My favorite part of this episode was when Dax died anyway three months later.
“Kirk sacrificing his ship and his position as admiral to bring Spock
back from the dead is an even more flamboyant gesture than Worf’s, but
then, as the recent Into Darkness confirms, Kirk and Spock have always been the most epic love story in the franchise.”
friendship ≠ “love story”
Remember who you’re reading here.
At time like this, especially considering the slash fics out there, I’m glad that not everybody is so literal minded. 😉
And while we’re invoking Search for Spock, that was when Sulu first commented on the Excelsior, the first clue that it was love at first sight. “See, I told you this would happen if we allowed same-sex marriage. By the 23rd Century, they’re humping spaceships!”
David K. M. Klaus:
Essentially, this is Worf’s Kobayashi Maru test, and his solution, his inability to “roll the hard six,” as Bill Adama put it, is why he couldn’t achieve a Captaincy. Kirk deleted the no-win scenario; Spock saved the Enterprise at the cost of his own life; R. M. Merik sacrificed his crew, although he passed later by taking a mortal wound while saving the Primary Trio; Wesley successfully rescued one man even though he had to leave another; Troi learned to be able to give the order another to do what Spock did; even Seto Jaxa put the mission ahead of her personal survival, so she succeeded where Worf failed.

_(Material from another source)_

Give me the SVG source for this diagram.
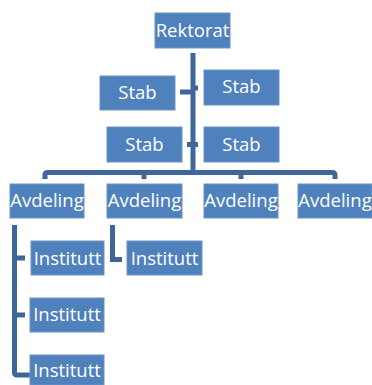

Unfortunately there was a continuity failure as well given that Worf was in command of the Defiant in Star Trek: First Contact — that only would have happened if the actual Captain fell in the line of duty, and it’s possible that Worf would even be no longer allowed to hold a senior line-of-command rank because of what he did here, although he acquitted himself by ordering preparation for Ramming Speed.
Essentially, this was out-of-character, costing Michael Dorn’s role to give Terry Farrell a send-off.